September 23, 2019 by Adam Malik
While it feels like cyber threats have been around for some time, they’re still at the top of the list of emerging and ongoing risks for some industry professionals. But there are others that are grabbing the attention of insurance professionals.
At the recent RIMS Canada Conference in Edmonton, a panel of young insurance professionals – representing the risk, claims, underwriting and broker segments – were asked about what they saw as emerging risk trends by moderator and former RIMS president Lance J. Ewing.
While Julia Hewitt, insurance risk manager at natural gas company Encana, acknowledged the threat of cyber, she highlighted the ongoing threat of terrorism.
“Globally, the rates of terrorism and fatalities due to terrorism are off the charts. It’s one of those that has been around for a long time but it’s definitely in that same vein [of cyber] where it’s expanding, it’s developing and it’s hard to capture what that exposure looks like and how to deal with that risk,” she said.
May Ng, assistant vice president at ESIS Canada, saw catastrophes caused by weather as a big concern, pointing out the recent damage caused by Hurrican Dorian as an example. “Every year, we’re seeing more of it, even forest fires,” she said as part of the ‘Four Under Forty’ panel. “I think that is affecting the industry as a whole.”
Human trafficking was flagged by Ewing as something that might be a little under the radar for some companies. He said there’s been an increase in the area and risk managers need to be aware to make sure their companies aren’t unknowingly involved.
“It’s not just sex trafficking; we’re talking about labour trafficking, too,” he explained. “Those of you who are risk managers, if you outsource your cleaning people in your offices, for example, are you sure they’re not being human trafficked? Do you have statements in your corporate policies related to human-related trafficking? … Is your company ready to put itself out there to say, ‘We don’t do that’?
When it came to cyber, Mitchell Taylor, vice president of client executive at Marsh, and Jacob Snell, assistant vice president and financial lines branch manager at Chubb, both agreed that no one can afford to take their eyes off this ball.
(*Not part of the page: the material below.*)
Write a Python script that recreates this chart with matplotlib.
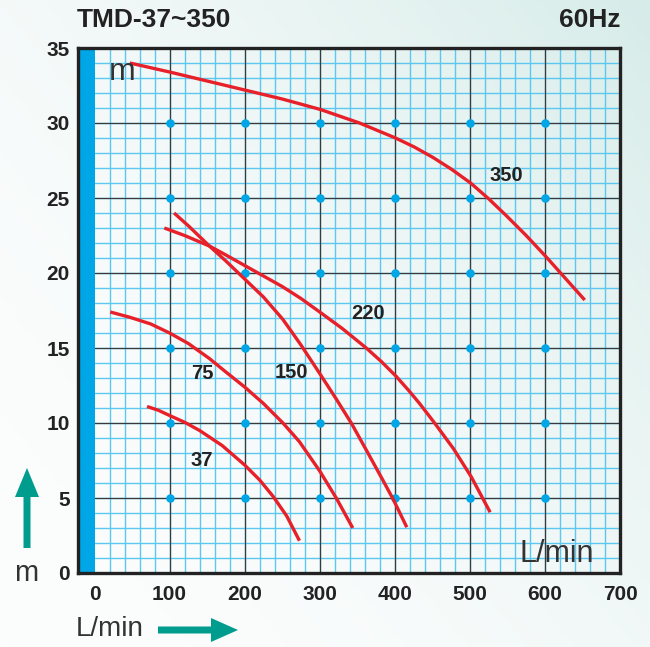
import numpy as np
import matplotlib.pyplot as plt
from matplotlib.patches import FancyArrow

plt.rcParams['font.family'] = ['Liberation Sans', 'DejaVu Sans']

# pump curves: flow (L/min) vs head (m)
q37 = [70, 85, 100, 120, 140, 170, 200, 220, 238, 256, 273]
h37 = [11.1, 10.85, 10.5, 10.05, 9.5, 8.5, 7.2, 6.2, 5.1, 3.8, 2.15]

q75 = [21, 47, 75, 100, 125, 153, 175, 200, 225, 251, 273, 300, 322, 344]
h75 = [17.4, 17.05, 16.6, 16.0, 15.3, 14.3, 13.4, 12.4, 11.3, 10.0, 8.75, 6.8, 5.0, 3.0]

q150 = [106, 126, 153, 175, 200, 225, 251, 275, 300, 322, 342, 362, 384, 398, 416]
h150 = [24.0, 23.1, 21.8, 20.8, 19.6, 18.4, 16.9, 15.2, 13.3, 11.6, 10.0, 8.2, 6.2, 4.9, 3.05]

q220 = [93, 120, 153, 175, 200, 225, 250, 275, 300, 330, 362, 382, 402, 418, 433, 453, 478, 502, 527]
h220 = [23.0, 22.5, 21.8, 21.2, 20.5, 19.8, 19.1, 18.3, 17.4, 16.3, 15.0, 14.1, 13.1, 12.2, 11.3, 10.0, 8.3, 6.4, 4.05]

q350 = [47, 100, 150, 200, 250, 301, 353, 401, 426, 451, 476, 501, 525, 549, 575, 603, 628, 653]
h350 = [34.0, 33.4, 32.8, 32.2, 31.6, 30.9, 30.0, 29.0, 28.4, 27.7, 26.9, 26.0, 24.95, 23.8, 22.5, 21.0, 19.6, 18.2]

curve_labels = ['37', '75', '150', '220', '350']
label_q = [143, 144, 263, 365, 548]
label_h = [7.5, 13.3, 13.4, 17.3, 26.5]

x_ticks = [0, 100, 200, 300, 400, 500, 600, 700]
y_ticks = [0, 5, 10, 15, 20, 25, 30, 35]
dot_q = [100, 200, 300, 400, 500, 600]
dot_h = [5, 10, 15, 20, 25, 30]

red = '#e8202a'
cyan = '#00a6e6'
teal = '#009c8e'

fig = plt.figure(figsize=(6.5, 6.47), dpi=100)

# soft background gradient
bg = fig.add_axes([0, 0, 1, 1], zorder=0)
gx, gy = np.meshgrid(np.linspace(0, 1, 200), np.linspace(0, 1, 200))
t = np.clip(0.55 * gx + 0.45 * gy, 0, 1)[..., None] ** 2
light = np.array([252, 253, 253]) / 255
tint = np.array([214, 236, 233]) / 255
bg.imshow(light * (1 - t) + tint * t, extent=[0, 1, 0, 1], origin='lower', aspect='auto')
bg.axis('off')

ax = fig.add_axes([78 / 650, 74 / 647, 542 / 650, 525 / 647], zorder=1)
ax.set_facecolor('none')
ax.set_xlim(-22, 700)
ax.set_ylim(0, 35)

# fine grid, then the heavier lines every 100 L/min and 5 m
for q in np.arange(20, 700, 20):
    ax.axvline(q, color='#5cc8ef', lw=1.0, zorder=1)
for h in np.arange(1, 35):
    ax.axhline(h, color='#5cc8ef', lw=1.0, zorder=1)
for q in x_ticks[1:-1]:
    ax.axvline(q, color='#3a3a3a', lw=0.9, zorder=2)
for h in y_ticks[1:-1]:
    ax.axhline(h, color='#3a3a3a', lw=0.9, zorder=2)

ax.axvspan(-22, 0, color=cyan, zorder=3, lw=0)

dq, dh = np.meshgrid(dot_q, dot_h)
ax.scatter(dq.ravel(), dh.ravel(), s=38, color=cyan, zorder=4, lw=0)

for q, h in [(q37, h37), (q75, h75), (q150, h150), (q220, h220), (q350, h350)]:
    ax.plot(q, h, color=red, lw=2.4, zorder=5, solid_capstyle='butt', solid_joinstyle='round')

for txt, q, h in zip(curve_labels, label_q, label_h):
    ax.text(q, h, txt, fontsize=14.5, fontweight='bold', color='#222222',
            ha='center', va='center', zorder=6)

ax.text(37, 32.9, 'm', fontsize=23, color='#333333', ha='center', va='baseline', zorder=6)
ax.text(616, 0.75, 'L/min', fontsize=22, color='#333333', ha='center', va='baseline', zorder=6)

ax.set_xticks(x_ticks)
ax.set_yticks(y_ticks)
ax.tick_params(length=0, labelsize=15, colors='#222222')
ax.tick_params(axis='y', pad=6)
ax.tick_params(axis='x', pad=9)
for lab in ax.get_xticklabels() + ax.get_yticklabels():
    lab.set_fontweight('bold')
for sp in ax.spines.values():
    sp.set_linewidth(2.4)
    sp.set_color('#222222')
    sp.set_zorder(7)

fig.text(77 / 650, 1 - 20 / 647, 'TMD-37~350', fontsize=19, fontweight='bold',
         color='#222222', ha='left', va='center')
fig.text(620 / 650, 1 - 20 / 647, '60Hz', fontsize=19, fontweight='bold',
         color='#222222', ha='right', va='center')

# axis hints outside the plot
fig.text(26 / 650, 1 - 573 / 647, 'm', fontsize=21, color='#333333', ha='center', va='center')
fig.text(110 / 650, 1 - 629 / 647, 'L/min', fontsize=20, color='#333333', ha='center', va='center')
fig.add_artist(FancyArrow(0.27, 0.99, 0, 0.80, width=0.07, head_width=0.24, head_length=0.29,
                          length_includes_head=True, color=teal, lw=0,
                          transform=fig.dpi_scale_trans))
fig.add_artist(FancyArrow(1.58, 0.17, 0.80, 0, width=0.07, head_width=0.24, head_length=0.27,
                          length_includes_head=True, color=teal, lw=0,
                          transform=fig.dpi_scale_trans))

fig.savefig('out.png', dpi=100)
“We’re seeing companies that wouldn’t typically purchase business interruption coverage now being impacted by a cyber claim. Even a contractor out in the field who doesn’t rely on a building, if they can’t bill their customers or pay their employees, that becomes a significant business risk,” Taylor said. “As crime increases in frequency and severity … [cyber risk] is expanding in general and it’s interesting to see carriers adapt to those changing landscapes.”
There are far too many exposures for clients to skip over this important coverage, Snell said. “There is an inherent exposure to personally identifiable information. Those who don’t take the proper steps to proactively put together an incident response plan can potentially find themselves and their executive team in a difficult situation later on.”